A Transformer Model for Symbolic Regression towards Scientific Discovery
Florian Lalande, Yoshitomo Matsubara, Naoya Chiba, Tatsunori Taniai, Ryo Igarashi, Yoshitaka Ushiku
TL;DR
This paper addresses the interpretability gap in symbolic regression by introducing Transformer-based SR models tailored for scientific discovery. It develops three encoder variants (MLP, Att, Mix) and shows that a Mix-based encoder with label-smoothing delivers strong generalization and near-instant inference on SRSD benchmarks.
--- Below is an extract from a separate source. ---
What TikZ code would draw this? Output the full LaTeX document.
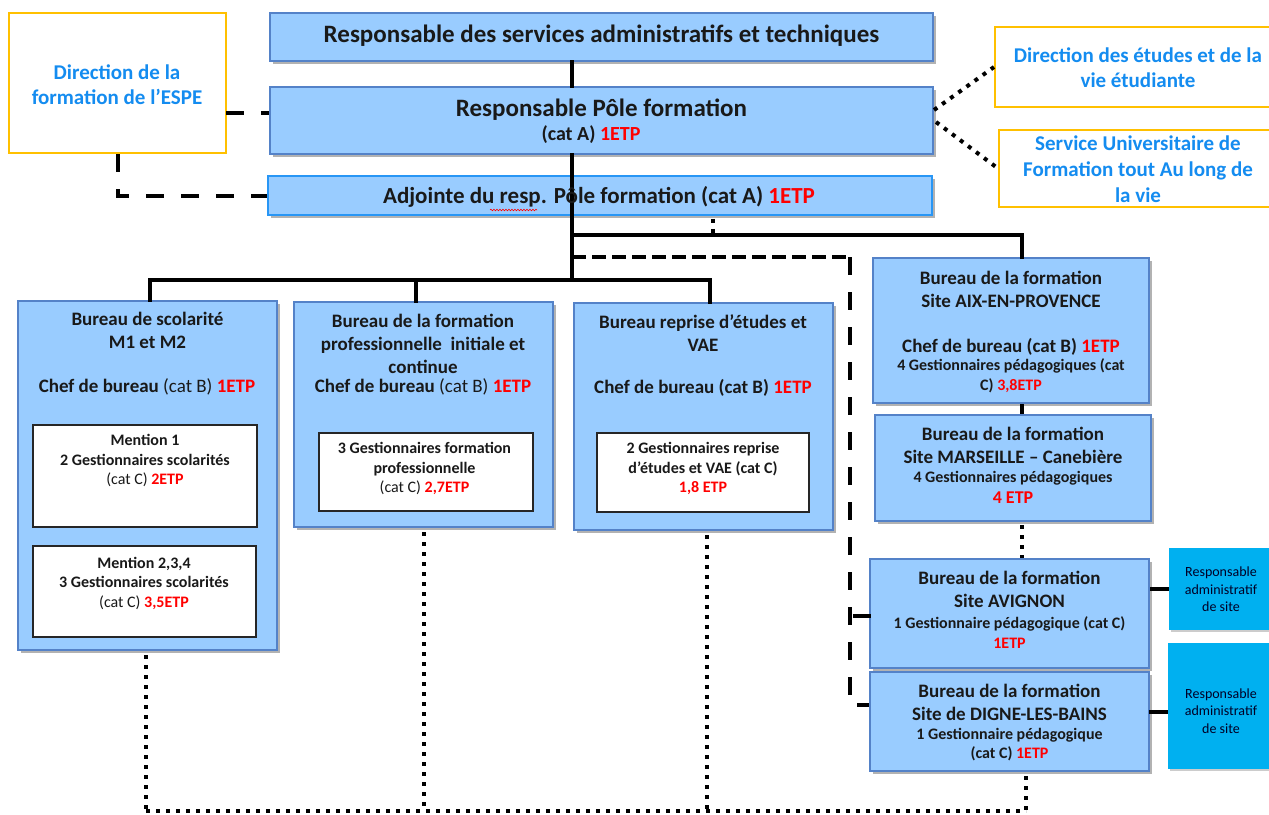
\documentclass[tikz,border=0pt]{standalone}
\usepackage{fontspec}
\setmainfont{Carlito}
\usetikzlibrary{shadows,decorations.pathmorphing}
\definecolor{boxfill}{RGB}{153,204,255}
\definecolor{boxedge}{RGB}{84,130,200}
\definecolor{adjedge}{RGB}{40,150,245}
\definecolor{ybord}{RGB}{255,192,0}
\definecolor{ytext}{RGB}{20,140,240}
\definecolor{etpred}{RGB}{255,0,0}
\definecolor{cyanfill}{RGB}{0,176,240}
\definecolor{txt}{RGB}{25,25,25}
\newcommand{\myfs}[2]{\fontsize{#1}{#2}\selectfont}
\newcommand{\etp}[1]{\textcolor{etpred}{#1}}
\newcommand{\rg}[1]{{\mdseries #1}}
\begin{document}
\begin{tikzpicture}[x=1pt,y=-1pt,
  bluebox/.style={rectangle, draw=boxedge, line width=2pt, fill=boxfill, inner sep=0,
    drop shadow={shadow xshift=2.5pt, shadow yshift=-3pt, fill=black, opacity=0.3}},
  adjbox/.style={bluebox, draw=adjedge, line width=1.5pt},
  whitebox/.style={rectangle, draw=black!85, line width=1.3pt, fill=white, inner sep=0},
  yellowbox/.style={rectangle, draw=ybord, line width=2pt, fill=white, inner sep=0},
  cyanbox/.style={rectangle, fill=cyanfill, inner sep=0,
    drop shadow={shadow xshift=2pt, shadow yshift=-2pt, fill=black, opacity=0.2}},
  lbl/.style={inner sep=0, align=center, text=txt, font=\bfseries},
  tA/.style={lbl, font=\bfseries\myfs{25}{28}},
  tB/.style={lbl, font=\bfseries\myfs{21}{25}},
  tC/.style={lbl, font=\bfseries\myfs{19}{23}},
  tD/.style={lbl, font=\bfseries\myfs{16}{19.5}},
  tE/.style={lbl, text=black!85!blue, font=\myfs{14}{17.5}},
  ylbl/.style={lbl, text=ytext, font=\bfseries\myfs{21}{25}},
  solidc/.style={line width=4pt, line cap=rect},
  dashc/.style={line width=4pt, dash pattern=on 18pt off 17pt},
  sdashc/.style={line width=4pt, dash pattern=on 14pt off 6pt},
  dotc/.style={line width=4pt, dash pattern=on 4pt off 6pt}]
\useasboundingbox (0,0) rectangle (1269,814);
\clip (0,0) rectangle (1269,814);

% ---- coordinates for connectors
\coordinate (trunk) at (572,280);
\coordinate (bL) at (150,280);
\coordinate (bM) at (416,280);
\coordinate (bR) at (710,280);
\coordinate (hA) at (572,235);
\coordinate (hB) at (1022,235);
\coordinate (dA) at (572,257);
\coordinate (dB) at (850,257);
\coordinate (dC) at (850,705);
\coordinate (dD) at (850,616);
\coordinate (ds) at (713,235);
\coordinate (yd1) at (226,113);
\coordinate (pd1) at (934,110);
\coordinate (pd2) at (936,122);
\coordinate (cyc2) at (1149,712);
\coordinate (vL) at (146,811);
\coordinate (vM) at (424,811);
\coordinate (vR) at (707,811);
\coordinate (vD) at (1026,811);

% ---- connectors drawn first (behind boxes)
\draw[solidc] (bL) -- (bR);
\draw[solidc] (hA) -- (hB);
\draw[sdashc] (dA) -- (dB);
\draw[dashc] (dB) -- (dC) -- ++(22,0);
\draw[dotc] (vL) -- (vD);

% ---- boxes
\node[bluebox, minimum width=663pt, minimum height=48pt] (top) at (601.5,37) {};
\node[bluebox, minimum width=663pt, minimum height=67pt] (pole) at (601.5,120.5) {};
\node[adjbox, minimum width=664pt, minimum height=39pt] (adj) at (600,195.5) {};
\node[yellowbox, minimum width=217pt, minimum height=140pt] (ydir) at (117.5,83) {};
\node[yellowbox, minimum width=287pt, minimum height=80pt] (yetu) at (1138.5,67) {};
\node[yellowbox, minimum width=279pt, minimum height=77pt] (ysuf) at (1138.5,168.5) {};
\node[bluebox, minimum width=259pt, minimum height=349pt] (scol) at (147.5,475.5) {};
\node[whitebox, minimum width=224pt, minimum height=102pt] (m1) at (145,476) {};
\node[whitebox, minimum width=223pt, minimum height=91pt] (m2) at (144.5,591.5) {};
\node[bluebox, minimum width=259pt, minimum height=225pt] (fpro) at (423.5,414.5) {};
\node[whitebox, minimum width=214pt, minimum height=78pt] (fproin) at (426,472) {};
\node[bluebox, minimum width=259pt, minimum height=227pt] (rep) at (703.5,416.5) {};
\node[whitebox, minimum width=212pt, minimum height=79pt] (repin) at (703,472.5) {};
\node[bluebox, minimum width=276pt, minimum height=145pt] (aix) at (1011,330.5) {};
\node[bluebox, minimum width=276pt, minimum height=106pt] (mar) at (1013,468) {};
\node[bluebox, minimum width=279pt, minimum height=109pt] (avi) at (1009.5,613.5) {};
\node[bluebox, minimum width=279pt, minimum height=99pt] (dig) at (1009.5,721.5) {};
\node[cyanbox, minimum width=104pt, minimum height=82pt] (cy1) at (1221,589) {};
\node[cyanbox, minimum width=106pt, minimum height=126pt] (cy2) at (1221,706) {};

% ---- connectors between boxes
\draw[solidc] (top.south -| trunk) -- (pole.north -| trunk);
\draw[solidc] (pole.south -| trunk) -- (adj.south -| trunk) -- (trunk);
\draw[solidc] (bL) -- (bL |- scol.north);
\draw[solidc] (bM) -- (bM |- fpro.north);
\draw[solidc] (bR) -- (bR |- rep.north);
\draw[solidc] (hB) -- (hB |- aix.north);
\draw[dotc] (adj.south -| ds) ++(0,3) -- (ds);
\draw[solidc] (dD) ++(5,0) -- (dD -| avi.west);
\draw[dashc] (yd1) -- (yd1 -| pole.west);
\draw[dashc] (ydir.south) -- (ydir.south |- adj.west) -- (adj.west);
\draw[dotc] (pd1) -- (yetu.west);
\draw[dotc] (pd2) -- (ysuf.west);
\draw[solidc, line cap=butt] (hB |- aix.south) -- (hB |- mar.north);
\draw[dotc] (hB |- mar.south) ++(0,3) -- (hB |- avi.north);
\draw[solidc, line cap=butt] (avi.east |- cy1.west) -- (cy1.west);
\draw[solidc, line cap=butt] (cyc2) -- (cyc2 -| cy2.west);
\draw[dotc] (scol.south -| vL) ++(0,4) -- (vL);
\draw[dotc] (fpro.south -| vM) ++(0,4) -- (vM);
\draw[dotc] (rep.south -| vR) ++(0,4) -- (vR);
\draw[dotc] (dig.south -| vD) ++(0,4) -- (vD);

% ---- texts
\node[tA] (ttop) at (601.5,36) {Responsable des services administratifs et techniques};
\node[tA] (tpole1) at (601.5,110) {Responsable Pôle formation};
\node[lbl, font=\bfseries\myfs{20}{24}] (tpole2) at (591,135) {(cat A) \etp{1ETP}};
\node[lbl, font=\bfseries\myfs{23}{26}] (tadj) at (599,197) {Adjointe du resp. Pôle formation (cat A) \etp{1ETP}};
\draw[red, line width=0.6pt, decorate, decoration={snake, amplitude=0.8pt, segment length=3pt}] (490,210) -- (537,210);
\node[ylbl] (tydir) at (117,84.5) {Direction de la\\formation de l’ESPE};
\node[ylbl] (tyetu) at (1138,67.5) {Direction des études et de la\\vie étudiante};
\node[ylbl, font=\bfseries\myfs{21}{26}] (tysuf) at (1138,169) {Service Universitaire de\\Formation tout Au long de\\la vie};

\node[tC] (tscol) at (147.5,330.5) {Bureau de scolarité\\M1 et M2};
\node[tC] (tscolc) at (147,387) {Chef de bureau \rg{(cat B)} \etp{1ETP}};
\node[tD] (tm1) at (145,460.5) {Mention 1\\2 Gestionnaires scolarités\\\rg{(cat C)} \etp{2ETP}};
\node[tD] (tm2) at (144,583) {Mention 2,3,4\\3 Gestionnaires scolarités\\\rg{(cat C)} \etp{3,5ETP}};

\node[tC] (tfpro) at (423,343.6) {Bureau de la formation\\professionnelle\ \ initiale et\\continue};
\node[tC] (tfproc) at (423,387) {Chef de bureau \rg{(cat B)} \etp{1ETP}};
\node[tD] (tfproin) at (424.5,468.5) {3 Gestionnaires formation\\professionnelle\\\rg{(cat C)} \etp{2,7ETP}};

\node[tC] (trep) at (703,333.5) {Bureau reprise d’études et\\VAE};
\node[tC] (trepc) at (703,388) {Chef de bureau (cat B) \etp{1ETP}};
\node[tD] (trepin) at (703,468.7) {2 Gestionnaires reprise\\d’études et VAE (cat C)\\\etp{1,8 ETP}};

\node[tC] (taix) at (1011,289.5) {Bureau de la formation\\Site AIX-EN-PROVENCE};
\node[tC] (taixc) at (1011,347) {Chef de bureau (cat B) \etp{1ETP}};
\node[tD] (taixg) at (1011,376) {4 Gestionnaires pédagogiques (cat\\C) \etp{3,8ETP}};

\node[tC] (tmar) at (1013,445.5) {Bureau de la formation\\Site MARSEILLE – Canebière};
\node[tD] (tmarg) at (1013,478) {4 Gestionnaires pédagogiques};
\node[lbl, font=\bfseries\myfs{18}{20}] (tmare) at (1013,498) {\etp{4 ETP}};

\node[tC] (tavi) at (1009.5,589.5) {Bureau de la formation\\Site AVIGNON};
\node[tD] (tavig) at (1009.5,632.5) {1 Gestionnaire pédagogique (cat C)\\\etp{1ETP}};

\node[tC] (tdig) at (1009.5,702.5) {Bureau de la formation\\Site de DIGNE-LES-BAINS};
\node[tD] (tdigg) at (1009.5,744.5) {1 Gestionnaire pédagogique\\(cat C) \etp{1ETP}};

\node[tE] (tcy1) at (1221,589.3) {Responsable\\administratif\\de site};
\node[tE] (tcy2) at (1221,710.7) {Responsable\\administratif\\de site};
\end{tikzpicture}
\end{document}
Using a large synthetic training set and the SRSD evaluation framework, it achieves state-of-the-art performance on medium and hard SRSD problems via the normalized tree edit distance, while acknowledging limitations in easy cases and out-of-domain generalization. The work offers practical impact for automated scientific discovery by enabling fast, interpretable equation discovery and provides open-source code for further research.
Abstract
Symbolic Regression (SR) searches for mathematical expressions which best describe numerical datasets. This allows to circumvent interpretation issues inherent to artificial neural networks, but SR algorithms are often computationally expensive. This work proposes a new Transformer model aiming at Symbolic Regression particularly focused on its application for Scientific Discovery. We propose three encoder architectures with increasing flexibility but at the cost of column-permutation equivariance violation. Training results indicate that the most flexible architecture is required to prevent from overfitting. Once trained, we apply our best model to the SRSD datasets (Symbolic Regression for Scientific Discovery datasets) which yields state-of-the-art results using the normalized tree-based edit distance, at no extra computational cost.